Lines from the one containing "Recreate this image" to the one containing "(kc) at (604,323)", both lines included, are to be extracted exactly from the data below; pictures are excluded.
───── Dataset excerpts
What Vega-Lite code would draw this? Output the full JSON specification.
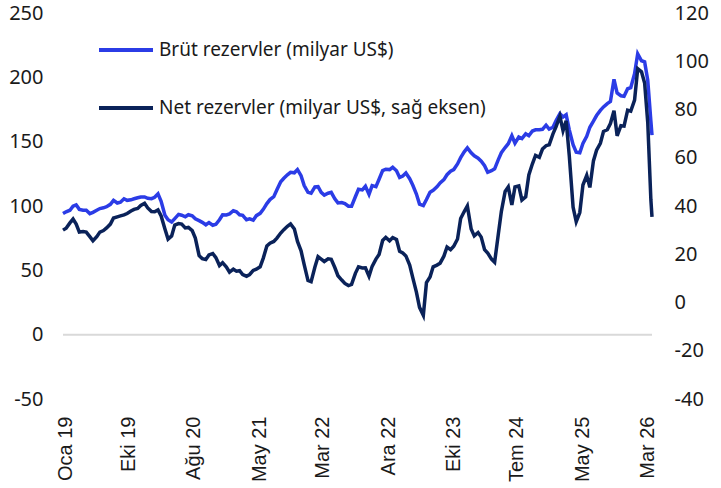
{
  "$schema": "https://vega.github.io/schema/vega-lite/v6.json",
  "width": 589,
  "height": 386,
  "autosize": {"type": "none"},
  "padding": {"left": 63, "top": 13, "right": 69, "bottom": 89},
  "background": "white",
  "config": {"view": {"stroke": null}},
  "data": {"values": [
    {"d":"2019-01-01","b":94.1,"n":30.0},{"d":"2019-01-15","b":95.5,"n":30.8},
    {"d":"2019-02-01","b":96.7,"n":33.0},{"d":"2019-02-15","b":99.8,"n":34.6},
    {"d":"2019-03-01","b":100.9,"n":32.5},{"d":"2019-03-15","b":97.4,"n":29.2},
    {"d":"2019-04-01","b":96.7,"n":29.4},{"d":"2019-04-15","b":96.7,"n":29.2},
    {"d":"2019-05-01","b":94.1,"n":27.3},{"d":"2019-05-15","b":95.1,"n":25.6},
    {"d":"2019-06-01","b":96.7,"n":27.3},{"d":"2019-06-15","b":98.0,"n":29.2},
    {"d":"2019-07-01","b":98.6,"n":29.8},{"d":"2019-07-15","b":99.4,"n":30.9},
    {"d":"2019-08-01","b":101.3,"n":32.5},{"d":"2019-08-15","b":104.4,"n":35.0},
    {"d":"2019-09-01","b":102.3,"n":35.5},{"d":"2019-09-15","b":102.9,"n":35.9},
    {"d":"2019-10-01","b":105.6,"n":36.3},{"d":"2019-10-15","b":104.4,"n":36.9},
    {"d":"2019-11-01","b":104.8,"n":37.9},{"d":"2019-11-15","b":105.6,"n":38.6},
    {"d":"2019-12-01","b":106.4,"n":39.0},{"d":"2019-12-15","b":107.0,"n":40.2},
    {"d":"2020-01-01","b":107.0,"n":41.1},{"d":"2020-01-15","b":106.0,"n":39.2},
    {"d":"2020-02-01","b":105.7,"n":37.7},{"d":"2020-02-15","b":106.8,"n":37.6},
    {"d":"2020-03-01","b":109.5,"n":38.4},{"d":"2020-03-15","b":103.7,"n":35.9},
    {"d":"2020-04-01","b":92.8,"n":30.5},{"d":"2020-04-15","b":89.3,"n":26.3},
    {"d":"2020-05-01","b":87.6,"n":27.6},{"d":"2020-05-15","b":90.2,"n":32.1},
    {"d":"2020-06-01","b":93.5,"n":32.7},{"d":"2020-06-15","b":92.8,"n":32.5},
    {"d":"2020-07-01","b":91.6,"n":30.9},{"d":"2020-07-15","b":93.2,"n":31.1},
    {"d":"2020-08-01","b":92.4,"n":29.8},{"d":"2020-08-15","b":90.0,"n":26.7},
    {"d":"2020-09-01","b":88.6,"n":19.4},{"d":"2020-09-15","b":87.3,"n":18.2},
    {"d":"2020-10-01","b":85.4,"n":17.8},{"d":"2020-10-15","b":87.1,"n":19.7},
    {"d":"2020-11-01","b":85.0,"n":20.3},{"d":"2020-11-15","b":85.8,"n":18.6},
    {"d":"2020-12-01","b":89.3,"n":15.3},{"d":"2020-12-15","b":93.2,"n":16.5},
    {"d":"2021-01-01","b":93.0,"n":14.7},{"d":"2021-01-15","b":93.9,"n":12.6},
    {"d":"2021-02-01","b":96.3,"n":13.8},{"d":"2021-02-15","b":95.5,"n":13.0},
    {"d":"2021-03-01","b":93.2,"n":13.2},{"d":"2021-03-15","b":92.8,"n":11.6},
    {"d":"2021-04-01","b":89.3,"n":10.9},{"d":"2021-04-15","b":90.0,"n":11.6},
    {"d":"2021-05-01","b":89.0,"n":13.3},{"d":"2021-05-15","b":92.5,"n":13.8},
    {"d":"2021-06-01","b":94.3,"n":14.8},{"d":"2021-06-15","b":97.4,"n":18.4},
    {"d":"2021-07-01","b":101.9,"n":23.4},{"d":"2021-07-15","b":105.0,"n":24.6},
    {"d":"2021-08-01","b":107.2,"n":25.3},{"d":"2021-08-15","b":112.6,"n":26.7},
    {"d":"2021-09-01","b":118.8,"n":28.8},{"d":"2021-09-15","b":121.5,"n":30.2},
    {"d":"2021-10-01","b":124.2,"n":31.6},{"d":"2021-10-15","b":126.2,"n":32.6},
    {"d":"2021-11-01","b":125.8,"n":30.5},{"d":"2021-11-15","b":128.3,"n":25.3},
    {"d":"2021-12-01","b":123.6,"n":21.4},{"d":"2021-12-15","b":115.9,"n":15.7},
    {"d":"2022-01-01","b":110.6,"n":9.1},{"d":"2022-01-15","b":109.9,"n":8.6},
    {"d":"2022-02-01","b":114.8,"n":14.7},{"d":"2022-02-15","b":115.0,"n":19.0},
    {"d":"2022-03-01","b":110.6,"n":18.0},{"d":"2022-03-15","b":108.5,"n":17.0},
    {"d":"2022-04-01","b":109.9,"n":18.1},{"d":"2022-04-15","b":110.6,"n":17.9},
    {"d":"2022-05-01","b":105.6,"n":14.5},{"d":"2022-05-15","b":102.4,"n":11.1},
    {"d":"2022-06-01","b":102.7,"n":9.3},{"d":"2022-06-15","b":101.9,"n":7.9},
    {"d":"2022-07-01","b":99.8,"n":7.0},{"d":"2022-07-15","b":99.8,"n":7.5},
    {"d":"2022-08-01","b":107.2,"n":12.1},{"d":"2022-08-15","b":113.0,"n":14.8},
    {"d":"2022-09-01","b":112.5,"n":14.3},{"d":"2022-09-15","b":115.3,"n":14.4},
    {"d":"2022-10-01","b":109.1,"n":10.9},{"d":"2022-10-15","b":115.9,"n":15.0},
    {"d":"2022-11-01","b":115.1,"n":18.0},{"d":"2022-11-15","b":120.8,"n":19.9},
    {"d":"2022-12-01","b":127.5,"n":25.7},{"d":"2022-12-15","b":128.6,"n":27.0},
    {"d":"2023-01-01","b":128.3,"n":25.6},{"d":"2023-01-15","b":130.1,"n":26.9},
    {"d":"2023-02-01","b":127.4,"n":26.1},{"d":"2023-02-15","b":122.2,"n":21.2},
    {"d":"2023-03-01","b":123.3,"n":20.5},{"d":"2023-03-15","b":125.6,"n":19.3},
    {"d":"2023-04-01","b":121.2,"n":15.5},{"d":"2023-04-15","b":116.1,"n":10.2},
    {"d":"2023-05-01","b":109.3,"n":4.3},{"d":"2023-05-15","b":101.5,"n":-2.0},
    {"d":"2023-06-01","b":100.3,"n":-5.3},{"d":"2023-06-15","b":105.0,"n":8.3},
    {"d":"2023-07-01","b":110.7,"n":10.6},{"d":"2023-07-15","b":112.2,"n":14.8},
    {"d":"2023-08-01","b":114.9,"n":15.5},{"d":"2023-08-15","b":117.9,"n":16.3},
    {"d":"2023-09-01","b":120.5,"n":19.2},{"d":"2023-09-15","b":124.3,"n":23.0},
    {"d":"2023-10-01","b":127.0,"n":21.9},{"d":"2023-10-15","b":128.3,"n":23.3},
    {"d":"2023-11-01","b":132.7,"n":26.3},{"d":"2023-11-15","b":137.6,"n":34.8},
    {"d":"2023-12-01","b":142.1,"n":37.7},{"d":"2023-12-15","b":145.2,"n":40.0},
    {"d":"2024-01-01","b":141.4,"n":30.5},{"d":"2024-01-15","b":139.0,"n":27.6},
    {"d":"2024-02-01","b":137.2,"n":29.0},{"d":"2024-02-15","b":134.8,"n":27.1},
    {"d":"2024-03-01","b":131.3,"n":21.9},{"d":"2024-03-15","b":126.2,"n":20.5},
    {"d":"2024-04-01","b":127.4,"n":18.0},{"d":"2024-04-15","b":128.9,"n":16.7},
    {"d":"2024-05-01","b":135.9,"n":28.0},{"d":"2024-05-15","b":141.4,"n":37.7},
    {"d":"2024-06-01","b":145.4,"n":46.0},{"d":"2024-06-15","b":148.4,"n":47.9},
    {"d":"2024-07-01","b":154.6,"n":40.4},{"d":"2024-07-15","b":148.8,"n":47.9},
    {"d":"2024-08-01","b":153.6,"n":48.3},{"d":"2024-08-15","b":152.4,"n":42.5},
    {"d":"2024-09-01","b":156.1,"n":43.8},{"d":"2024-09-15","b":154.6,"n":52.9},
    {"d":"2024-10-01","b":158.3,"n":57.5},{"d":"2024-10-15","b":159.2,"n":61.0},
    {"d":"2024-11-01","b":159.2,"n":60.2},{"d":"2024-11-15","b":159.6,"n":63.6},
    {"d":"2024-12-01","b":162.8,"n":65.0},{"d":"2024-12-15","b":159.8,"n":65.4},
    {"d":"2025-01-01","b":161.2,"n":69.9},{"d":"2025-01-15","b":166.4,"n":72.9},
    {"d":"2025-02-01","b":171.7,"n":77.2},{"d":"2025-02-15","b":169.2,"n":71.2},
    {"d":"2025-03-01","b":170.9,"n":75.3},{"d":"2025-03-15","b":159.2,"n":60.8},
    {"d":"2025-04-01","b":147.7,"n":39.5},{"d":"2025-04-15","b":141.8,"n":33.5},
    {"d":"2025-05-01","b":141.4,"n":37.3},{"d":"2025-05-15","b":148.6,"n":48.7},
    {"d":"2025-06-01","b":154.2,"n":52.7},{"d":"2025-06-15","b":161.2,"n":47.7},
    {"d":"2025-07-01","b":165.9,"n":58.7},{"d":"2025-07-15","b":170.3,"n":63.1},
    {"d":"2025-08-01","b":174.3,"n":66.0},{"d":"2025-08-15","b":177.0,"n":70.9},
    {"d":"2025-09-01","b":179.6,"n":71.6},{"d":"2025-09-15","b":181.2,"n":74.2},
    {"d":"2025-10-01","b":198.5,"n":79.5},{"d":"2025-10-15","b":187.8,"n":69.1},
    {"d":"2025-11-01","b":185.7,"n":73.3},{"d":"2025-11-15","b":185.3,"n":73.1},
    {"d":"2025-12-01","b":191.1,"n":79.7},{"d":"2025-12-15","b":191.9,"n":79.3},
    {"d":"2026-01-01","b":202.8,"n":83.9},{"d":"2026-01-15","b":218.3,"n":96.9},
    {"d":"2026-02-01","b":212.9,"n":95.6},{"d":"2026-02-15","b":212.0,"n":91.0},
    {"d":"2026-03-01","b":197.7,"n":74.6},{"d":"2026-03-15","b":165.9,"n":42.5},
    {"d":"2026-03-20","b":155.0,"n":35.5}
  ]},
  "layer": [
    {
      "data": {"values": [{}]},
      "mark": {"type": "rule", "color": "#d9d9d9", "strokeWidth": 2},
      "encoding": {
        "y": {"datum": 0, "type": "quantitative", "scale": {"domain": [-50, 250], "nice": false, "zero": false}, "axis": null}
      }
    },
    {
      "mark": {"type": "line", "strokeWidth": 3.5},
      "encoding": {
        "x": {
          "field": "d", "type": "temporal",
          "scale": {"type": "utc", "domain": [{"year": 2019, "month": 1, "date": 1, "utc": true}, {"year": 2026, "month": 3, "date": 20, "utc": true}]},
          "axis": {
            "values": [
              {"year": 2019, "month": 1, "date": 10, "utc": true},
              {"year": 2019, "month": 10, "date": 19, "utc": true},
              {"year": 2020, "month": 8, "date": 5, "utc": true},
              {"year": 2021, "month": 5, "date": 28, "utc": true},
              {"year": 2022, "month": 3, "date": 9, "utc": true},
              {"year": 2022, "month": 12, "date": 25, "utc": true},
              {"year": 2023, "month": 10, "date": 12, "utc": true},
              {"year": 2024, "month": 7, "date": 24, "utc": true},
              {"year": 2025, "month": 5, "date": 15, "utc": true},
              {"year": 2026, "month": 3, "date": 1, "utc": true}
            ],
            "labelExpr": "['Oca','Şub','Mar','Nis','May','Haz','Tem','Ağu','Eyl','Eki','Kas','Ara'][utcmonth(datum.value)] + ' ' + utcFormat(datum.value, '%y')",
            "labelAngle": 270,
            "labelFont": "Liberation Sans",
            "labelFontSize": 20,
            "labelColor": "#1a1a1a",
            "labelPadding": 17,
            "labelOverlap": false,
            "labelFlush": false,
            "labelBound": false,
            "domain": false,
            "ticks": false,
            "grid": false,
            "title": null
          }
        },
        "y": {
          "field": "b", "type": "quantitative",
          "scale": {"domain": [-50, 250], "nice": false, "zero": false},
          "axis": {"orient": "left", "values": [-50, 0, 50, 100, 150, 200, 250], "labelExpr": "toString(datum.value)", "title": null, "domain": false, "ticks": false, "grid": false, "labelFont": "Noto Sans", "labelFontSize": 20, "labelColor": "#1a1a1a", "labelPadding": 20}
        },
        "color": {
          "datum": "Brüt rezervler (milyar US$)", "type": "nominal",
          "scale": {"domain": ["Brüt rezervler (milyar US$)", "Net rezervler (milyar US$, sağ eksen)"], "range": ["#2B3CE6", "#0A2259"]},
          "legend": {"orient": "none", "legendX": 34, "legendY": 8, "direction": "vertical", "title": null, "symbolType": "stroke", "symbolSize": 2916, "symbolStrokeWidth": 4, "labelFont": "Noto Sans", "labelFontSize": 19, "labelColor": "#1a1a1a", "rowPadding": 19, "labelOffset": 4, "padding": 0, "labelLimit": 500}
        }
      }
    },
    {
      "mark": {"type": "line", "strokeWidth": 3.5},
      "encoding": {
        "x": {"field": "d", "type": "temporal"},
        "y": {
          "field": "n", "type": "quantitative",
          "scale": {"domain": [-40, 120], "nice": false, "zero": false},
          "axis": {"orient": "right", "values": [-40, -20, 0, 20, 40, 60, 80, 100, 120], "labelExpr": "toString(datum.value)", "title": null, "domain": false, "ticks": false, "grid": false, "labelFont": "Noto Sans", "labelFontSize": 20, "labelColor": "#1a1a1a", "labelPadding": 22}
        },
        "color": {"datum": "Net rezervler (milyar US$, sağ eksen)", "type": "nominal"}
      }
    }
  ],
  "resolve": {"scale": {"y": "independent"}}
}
──────────
───── Dataset excerpts
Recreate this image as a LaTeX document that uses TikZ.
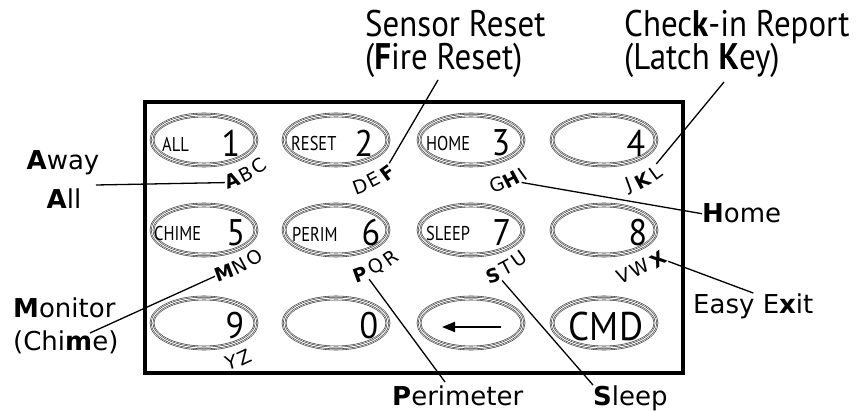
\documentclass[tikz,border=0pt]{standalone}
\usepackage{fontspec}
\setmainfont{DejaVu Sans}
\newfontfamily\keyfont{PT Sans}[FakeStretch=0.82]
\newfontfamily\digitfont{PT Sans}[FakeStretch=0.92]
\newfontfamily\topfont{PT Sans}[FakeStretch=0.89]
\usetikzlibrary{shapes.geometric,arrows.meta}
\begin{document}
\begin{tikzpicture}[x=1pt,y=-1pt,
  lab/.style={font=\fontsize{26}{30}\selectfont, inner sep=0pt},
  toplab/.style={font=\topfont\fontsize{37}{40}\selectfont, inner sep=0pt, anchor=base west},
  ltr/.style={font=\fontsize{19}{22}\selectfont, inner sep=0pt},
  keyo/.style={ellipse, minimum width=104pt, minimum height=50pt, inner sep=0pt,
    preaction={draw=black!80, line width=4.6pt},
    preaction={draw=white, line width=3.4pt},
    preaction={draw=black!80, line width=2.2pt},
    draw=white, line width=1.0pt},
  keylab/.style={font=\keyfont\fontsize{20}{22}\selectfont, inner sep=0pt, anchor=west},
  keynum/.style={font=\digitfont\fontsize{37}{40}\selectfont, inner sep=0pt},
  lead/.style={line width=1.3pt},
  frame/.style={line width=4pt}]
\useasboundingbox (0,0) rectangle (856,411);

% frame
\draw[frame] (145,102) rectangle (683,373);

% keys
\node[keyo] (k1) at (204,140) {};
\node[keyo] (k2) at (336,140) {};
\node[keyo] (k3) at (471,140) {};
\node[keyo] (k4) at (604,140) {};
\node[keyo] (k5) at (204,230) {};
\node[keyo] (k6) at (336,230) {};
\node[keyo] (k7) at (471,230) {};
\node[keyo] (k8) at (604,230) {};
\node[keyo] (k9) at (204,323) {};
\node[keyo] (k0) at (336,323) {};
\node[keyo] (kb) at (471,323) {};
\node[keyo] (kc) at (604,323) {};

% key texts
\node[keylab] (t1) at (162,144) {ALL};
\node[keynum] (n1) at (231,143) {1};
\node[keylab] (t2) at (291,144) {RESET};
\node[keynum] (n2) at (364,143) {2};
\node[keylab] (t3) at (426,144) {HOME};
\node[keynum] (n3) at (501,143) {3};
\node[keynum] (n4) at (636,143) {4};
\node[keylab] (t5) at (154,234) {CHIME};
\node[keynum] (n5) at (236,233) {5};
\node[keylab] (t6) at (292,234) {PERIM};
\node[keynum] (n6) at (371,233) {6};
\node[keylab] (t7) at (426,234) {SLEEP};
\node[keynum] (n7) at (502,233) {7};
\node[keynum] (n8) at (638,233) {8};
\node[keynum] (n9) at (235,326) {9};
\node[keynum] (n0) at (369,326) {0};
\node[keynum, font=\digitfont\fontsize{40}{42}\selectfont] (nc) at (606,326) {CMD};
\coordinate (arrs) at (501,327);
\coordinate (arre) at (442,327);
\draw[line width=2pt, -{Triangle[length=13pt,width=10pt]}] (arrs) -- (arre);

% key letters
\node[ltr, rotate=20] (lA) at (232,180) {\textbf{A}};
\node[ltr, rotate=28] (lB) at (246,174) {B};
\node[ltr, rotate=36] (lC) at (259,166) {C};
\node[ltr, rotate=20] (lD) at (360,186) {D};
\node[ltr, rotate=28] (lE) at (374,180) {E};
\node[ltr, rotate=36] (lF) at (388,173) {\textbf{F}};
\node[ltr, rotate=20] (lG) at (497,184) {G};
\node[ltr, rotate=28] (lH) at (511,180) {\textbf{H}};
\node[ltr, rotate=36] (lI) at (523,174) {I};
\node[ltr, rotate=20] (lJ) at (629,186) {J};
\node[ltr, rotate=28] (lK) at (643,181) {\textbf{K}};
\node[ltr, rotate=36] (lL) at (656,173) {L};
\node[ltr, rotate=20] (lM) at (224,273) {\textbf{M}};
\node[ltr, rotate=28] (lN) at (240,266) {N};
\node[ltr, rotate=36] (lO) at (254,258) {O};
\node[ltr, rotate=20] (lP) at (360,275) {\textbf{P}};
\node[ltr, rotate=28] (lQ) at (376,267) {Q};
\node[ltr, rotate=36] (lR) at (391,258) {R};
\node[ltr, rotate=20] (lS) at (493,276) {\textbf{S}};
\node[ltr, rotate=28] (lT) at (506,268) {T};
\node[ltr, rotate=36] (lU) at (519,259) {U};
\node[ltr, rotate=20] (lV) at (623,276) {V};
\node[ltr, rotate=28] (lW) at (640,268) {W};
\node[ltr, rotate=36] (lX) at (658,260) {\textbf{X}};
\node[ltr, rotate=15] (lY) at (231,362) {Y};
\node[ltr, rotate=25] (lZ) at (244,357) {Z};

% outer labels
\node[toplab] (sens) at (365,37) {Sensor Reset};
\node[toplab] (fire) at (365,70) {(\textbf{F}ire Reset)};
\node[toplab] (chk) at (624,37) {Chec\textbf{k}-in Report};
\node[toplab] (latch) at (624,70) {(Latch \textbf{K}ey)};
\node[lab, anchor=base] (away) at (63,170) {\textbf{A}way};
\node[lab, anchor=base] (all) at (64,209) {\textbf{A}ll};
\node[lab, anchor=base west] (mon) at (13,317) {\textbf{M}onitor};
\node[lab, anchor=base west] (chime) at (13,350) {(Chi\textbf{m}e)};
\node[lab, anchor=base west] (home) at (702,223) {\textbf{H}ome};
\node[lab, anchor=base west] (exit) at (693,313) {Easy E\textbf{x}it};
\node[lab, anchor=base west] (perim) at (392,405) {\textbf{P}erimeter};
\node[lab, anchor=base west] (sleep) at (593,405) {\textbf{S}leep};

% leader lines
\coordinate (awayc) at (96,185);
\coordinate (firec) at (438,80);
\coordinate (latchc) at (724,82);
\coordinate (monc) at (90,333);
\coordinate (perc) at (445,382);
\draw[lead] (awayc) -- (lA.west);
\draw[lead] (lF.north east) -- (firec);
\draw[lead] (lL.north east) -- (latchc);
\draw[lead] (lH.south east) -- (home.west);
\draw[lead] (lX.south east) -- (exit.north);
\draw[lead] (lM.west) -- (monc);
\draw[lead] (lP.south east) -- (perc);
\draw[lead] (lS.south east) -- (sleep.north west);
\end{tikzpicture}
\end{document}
──────────
## Solution to the exercise
Recreate this image as a LaTeX document that uses TikZ.
\documentclass[tikz,border=0pt]{standalone}
\usepackage{fontspec}
\setmainfont{DejaVu Sans}
\newfontfamily\keyfont{PT Sans}[FakeStretch=0.82]
\newfontfamily\digitfont{PT Sans}[FakeStretch=0.92]
\newfontfamily\topfont{PT Sans}[FakeStretch=0.89]
\usetikzlibrary{shapes.geometric,arrows.meta}
\begin{document}
\begin{tikzpicture}[x=1pt,y=-1pt,
  lab/.style={font=\fontsize{26}{30}\selectfont, inner sep=0pt},
  toplab/.style={font=\topfont\fontsize{37}{40}\selectfont, inner sep=0pt, anchor=base west},
  ltr/.style={font=\fontsize{19}{22}\selectfont, inner sep=0pt},
  keyo/.style={ellipse, minimum width=104pt, minimum height=50pt, inner sep=0pt,
    preaction={draw=black!80, line width=4.6pt},
    preaction={draw=white, line width=3.4pt},
    preaction={draw=black!80, line width=2.2pt},
    draw=white, line width=1.0pt},
  keylab/.style={font=\keyfont\fontsize{20}{22}\selectfont, inner sep=0pt, anchor=west},
  keynum/.style={font=\digitfont\fontsize{37}{40}\selectfont, inner sep=0pt},
  lead/.style={line width=1.3pt},
  frame/.style={line width=4pt}]
\useasboundingbox (0,0) rectangle (856,411);

% frame
\draw[frame] (145,102) rectangle (683,373);

% keys
\node[keyo] (k1) at (204,140) {};
\node[keyo] (k2) at (336,140) {};
\node[keyo] (k3) at (471,140) {};
\node[keyo] (k4) at (604,140) {};
\node[keyo] (k5) at (204,230) {};
\node[keyo] (k6) at (336,230) {};
\node[keyo] (k7) at (471,230) {};
\node[keyo] (k8) at (604,230) {};
\node[keyo] (k9) at (204,323) {};
\node[keyo] (k0) at (336,323) {};
\node[keyo] (kb) at (471,323) {};
\node[keyo] (kc) at (604,323) {};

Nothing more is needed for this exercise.